Через неделю после отъезда из Ханьюани я проснулась среди ночи. Мне приснился дурной сон, в котором главную роль играла свинья.

Я ухаживала за ней. Она была закрыта в свинарнике, примыкавшем к высокому флигелю с побеленными стенами. Зайдя во флигель, я обнаружила ее в дальнем конце комнаты. И встревожилась. Свинья должна была сидеть в загоне. Вероятно, она как-то выбралась из него. Потом я полезла на стремянку, потому что мне понадобилось что-то достать. Стремянка была поставлена плохо, и, чтобы удержать равновесие, я вцепилась в шкаф. В этот момент свинья встала на задние ноги, заворчала и, лязгая зубами, пошла на меня в наступление. Темная, злобная, покрытая щетиной, она скакнула вверх, словно собака. Я схватила тоненькую бамбуковую тросточку и несколько раз хлестнула ее по морде, но свинья была сильной, а тросточка – хлипкой.
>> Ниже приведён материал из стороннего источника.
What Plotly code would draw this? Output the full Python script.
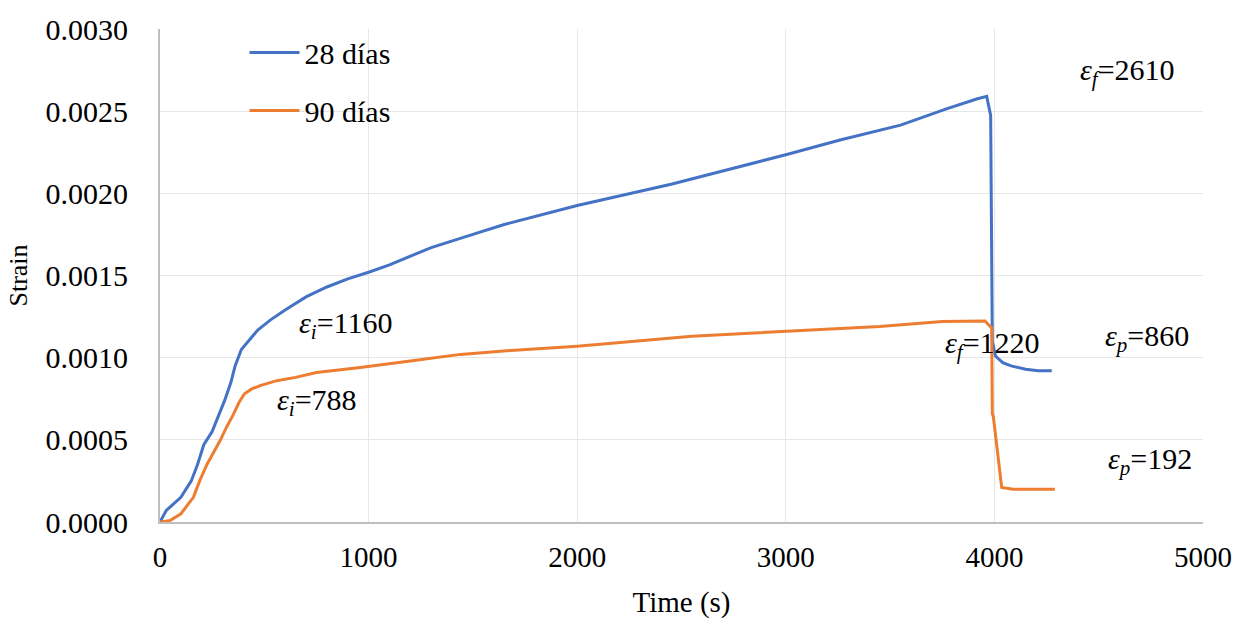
import plotly.graph_objects as go

# Data
t_28 = [0, 30, 100, 150, 180, 210, 250, 280, 310, 340, 360, 390, 430, 470, 530, 600, 700,
        800, 900, 1000, 1100, 1300, 1500, 1650, 2000, 2450, 3000, 3260, 3550, 3770, 3915,
        3963, 3982, 3986, 3990, 4005, 4040, 4080, 4150, 4210, 4275]
s_28 = [0, 0.00007, 0.00015, 0.00025, 0.00035, 0.00047, 0.00055, 0.00064, 0.00074, 0.00085,
        0.00095, 0.00105, 0.00111, 0.00117, 0.00123, 0.00129, 0.00137, 0.00143, 0.00148,
        0.00152, 0.001565, 0.00167, 0.00175, 0.00181, 0.001926, 0.002055, 0.002235,
        0.002325, 0.002415, 0.002514, 0.002574, 0.00259, 0.002474, 0.00130, 0.00110,
        0.00101, 0.00097, 0.00095, 0.00093, 0.00092, 0.00092]

t_90 = [0, 50, 100, 160, 190, 225, 260, 290, 320, 350, 380, 405, 440, 480, 560, 650, 750,
        960, 1200, 1440, 1700, 2000, 2550, 3000, 3450, 3750, 3955, 3987,
        3990, 3995, 4035, 4090, 4290]
s_90 = [0, 0.00001, 0.00005, 0.00015, 0.00025, 0.00035, 0.00043, 0.00050, 0.00058, 0.00065,
        0.00073, 0.00078, 0.00081, 0.00083, 0.00086, 0.00088, 0.00091, 0.00094, 0.00098,
        0.00102, 0.001045, 0.00107, 0.00113, 0.00116, 0.00119, 0.00122, 0.001223, 0.00118,
        0.00066, 0.00064, 0.00021, 0.00020, 0.00020]

series_names = ["28 días", "90 días"]
colors = ["#4472C4", "#ED7D31"]

# Annotation labels: (sym, sub, value, t, strain)
labels = [
    ("ε", "i", "1160", 887, 0.00120),
    ("ε", "i", "788", 753, 0.00073),
    ("ε", "f", "2610", 4636, 0.00274),
    ("ε", "f", "1220", 3989, 0.00108),
    ("ε", "p", "860", 4732, 0.00112),
    ("ε", "p", "192", 4746, 0.00037),
]

x_ticks = [0, 1000, 2000, 3000, 4000, 5000]
y_ticks = [0, 0.0005, 0.0010, 0.0015, 0.0020, 0.0025, 0.0030]

FONT = "Liberation Serif, Times New Roman, serif"
F29 = dict(family=FONT, size=29, color="black")

fig = go.Figure()
for name, t, s, c in zip(series_names, [t_28, t_90], [s_28, s_90], colors):
    fig.add_trace(go.Scatter(x=t, y=s, mode="lines", name=name,
                             line=dict(color=c, width=3), legendgroup=name))

for sym, sub, val, tx, sy in labels:
    fig.add_annotation(x=tx, y=sy, xref="x", yref="y",
                       text=f"<i>{sym}</i><sub><i>{sub}</i></sub>={val}",
                       showarrow=False, font=dict(family=FONT, size=30, color="black"))

fig.update_layout(
    width=1249, height=625,
    margin=dict(l=160, r=46, t=20, b=101),
    paper_bgcolor="white", plot_bgcolor="white",
    font=F29,
    legend=dict(x=0.081, y=1.005, xanchor="left", yanchor="top",
                bgcolor="rgba(0,0,0,0)", font=dict(family=FONT, size=30, color="black"),
                itemwidth=50, tracegroupgap=16, traceorder="grouped"),
    showlegend=True,
)
fig.update_xaxes(range=[0, 5000], tickvals=x_ticks, ticktext=[str(v) for v in x_ticks],
                 tickfont=F29,
                 showgrid=True, gridcolor="#E6E6E6", gridwidth=1,
                 showline=True, linecolor="#BFBFBF", linewidth=2,
                 zeroline=False, ticks="", ticklabelstandoff=8,
                 title=dict(text="Time (s)", font=F29, standoff=20))
fig.update_yaxes(range=[0, 0.0030], tickvals=y_ticks, ticktext=[f"{v:.4f}" for v in y_ticks],
                 tickfont=dict(family=FONT, size=30, color="black"),
                 showgrid=True, gridcolor="#E6E6E6", gridwidth=1,
                 showline=True, linecolor="#BFBFBF", linewidth=2,
                 zeroline=False, ticks="", ticklabelstandoff=24,
                 title=dict(text="Strain", font=dict(family=FONT, size=26, color="black"),
                            standoff=10))

fig.write_html("out.html")
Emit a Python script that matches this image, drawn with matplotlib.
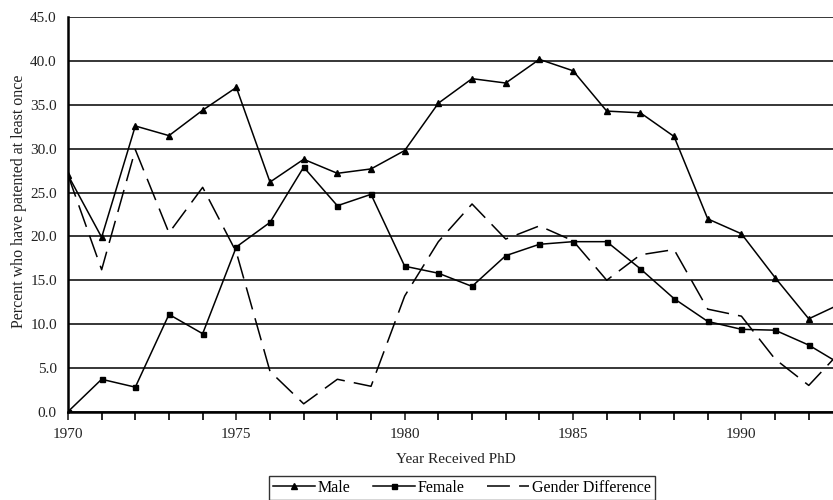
import matplotlib
matplotlib.use("Agg")
import matplotlib.pyplot as plt
from matplotlib.ticker import MultipleLocator, FormatStrFormatter

years = list(range(1970, 1994))
male = [27.0, 19.9, 32.6, 31.5, 34.4, 37.0, 26.2, 28.8, 27.2, 27.7, 29.8, 35.2,
        38.0, 37.5, 40.2, 38.9, 34.3, 34.1, 31.4, 22.0, 20.3, 15.3, 10.6, 12.4]
female = [0.0, 3.7, 2.8, 11.1, 8.9, 18.8, 21.6, 27.9, 23.5, 24.8, 16.6, 15.8,
          14.3, 17.8, 19.1, 19.4, 19.4, 16.3, 12.9, 10.3, 9.4, 9.3, 7.6, 5.3]
gender_diff = [27.0, 16.2, 29.9, 20.4, 25.6, 18.2, 4.6, 0.9, 3.7, 2.9, 13.2, 19.4,
               23.7, 19.7, 21.2, 19.5, 15.0, 17.9, 18.5, 11.7, 10.9, 6.0, 3.0, 7.1]

plt.rcParams['font.family'] = ['Liberation Serif', 'DejaVu Serif']
txt = '#222222'

fig = plt.figure(figsize=(8.33, 5.0), dpi=100)
ax = fig.add_axes([0.0816, 0.1766, 0.9184, 0.7888])

ax.plot(years, male, color='black', lw=1.1, marker='^', ms=4.0, label='Male')
ax.plot(years, female, color='black', lw=1.1, marker='s', ms=3.6, label='Female')
ax.plot(years, gender_diff, color='black', lw=1.1, dashes=(15, 6), label='Gender Difference')

ax.set_xlim(1970, 1992.72)
ax.set_ylim(0, 45)
ax.yaxis.set_major_locator(MultipleLocator(5))
ax.yaxis.set_major_formatter(FormatStrFormatter('%.1f'))
ax.xaxis.set_major_locator(MultipleLocator(5))
ax.xaxis.set_minor_locator(MultipleLocator(1))
ax.grid(axis='y', color='black', lw=1.1)
ax.set_axisbelow(True)

for s in ['top', 'right']:
    ax.spines[s].set_visible(False)
for s in ['left', 'bottom']:
    ax.spines[s].set_linewidth(1.8)
    ax.spines[s].set_color('black')

ax.tick_params(axis='y', length=0, pad=8, labelsize=11, colors=txt)
ax.tick_params(axis='x', which='major', length=6, width=1.2, direction='out', pad=6,
               labelsize=11, colors=txt)
ax.tick_params(axis='x', which='minor', length=6, width=1.2, direction='out')

ax.set_xlabel('Year Received PhD', fontsize=11, color=txt)
ax.xaxis.set_label_coords((456 - 68) / (833 - 68), -(453 - 411.7) / 394.4)
ax.set_ylabel('Percent who have patented at least once', fontsize=11.5, color=txt)
ax.yaxis.set_label_coords(-(68 - 27) / 765.0, (411.7 - 201) / 394.4)

leg = fig.legend(loc='upper center', bbox_to_anchor=(462 / 833, 1 - 476 / 500), ncol=3,
                 fontsize=11.5, frameon=True, fancybox=False, edgecolor='black',
                 handlelength=2.6, columnspacing=1.4, handletextpad=0.2,
                 borderpad=0.25, borderaxespad=0)
leg.get_frame().set_linewidth(1.0)

fig.savefig('out.png', dpi=100)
Медленно навесной шкафчик стал отделяться от стены, и я, продолжая бить свинью, поняла, что вот-вот упаду.

И тут проснулась.

А проснувшись, подумала – может, это была вовсе не свинья?

Тушеная говядина в соевом соусе по-цинсийски

Чтобы приготовить блюдо в точности как в рецепте, вам потребуется настольная горелка.

Рассчитано на 4–6 человек.

1 кг говядины из лопаточной части

3 столовые ложки рапсового масла или говяжьего жира (или их смеси)

5 столовых ложек пасты из бобов и сычуаньского чили

20 г нарезанного ломтиками неочищенного имбиря

1 столовая ложка цельного сычуаньского перчика

1 столовая ложка молотого чили (необязательно)

2 столовые ложки темного соевого соуса

Подавать с:

500 г дайкона

3 китайских лука-порея (или две стволовые части сельдерея)

пригоршня кориандра

половина пекинской капусты

250–300 г тофу

1. Порежьте говядину на крошечные кусочки и обварите кипящей водой. Слейте.

2. Разогрейте в кастрюле на среднем огне масло и (или) жир. Добавьте пасту из бобов и чили и жарьте, дождавшись момента, когда масло покраснеет и пропитается ароматом. Добавьте имбирь и сычуаньский перец и наскоро обжарьте, перемешивая, пока не почувствуете их сочные запахи. Добавьте молотый чили (если вы его используете) и пожарьте еще немного. Положите в кастрюлю мясо.

3. Долейте воды, чтобы она хорошенько накрыла говядину, используя при необходимости темный соевый соус и немного соли. Доведите до кипения и оставьте тушиться на несколько часов, пока мясо не станет нежным.

4. Очистите и нарежьте дайкон, подготовьте лук-порей (или сельдерей), а потом нарежьте их палочками. Положите на дно большой металлической миски, в которой будете подавать блюдо. Порежьте пекинскую капусту и тофу и положите их в две небольшие тарелки.

5. Зажгите настольную горелку. При необходимости добавьте воды в говядину (на этот момент она должна быть погруженной в подливку). Поставьте металлическую миску на горелку и перелейте тушеную говядину на овощи. Сверху посыпьте кориандром.

6. Гости могут брать из миски мясо, а также дайкон и лук-порей, когда они будут готовы. Посоветуйте им положить в булькающую на огне мисочку пекинскую капусту и тофу.

7. Отдельно подайте на стол приготовленный на пару рис.

Если у вас нет настольной горелки, исключите из рецепта лук-порей (или сельдерей), пекинскую капусту и тофу: просто, когда тушеное мясо будет почти готово, добавьте в кастрюлю дайкон и не выключайте огонь, пока дайкон не станет мягким. Подавайте блюдо как обычное тушеное мясо, украсив его кориандром.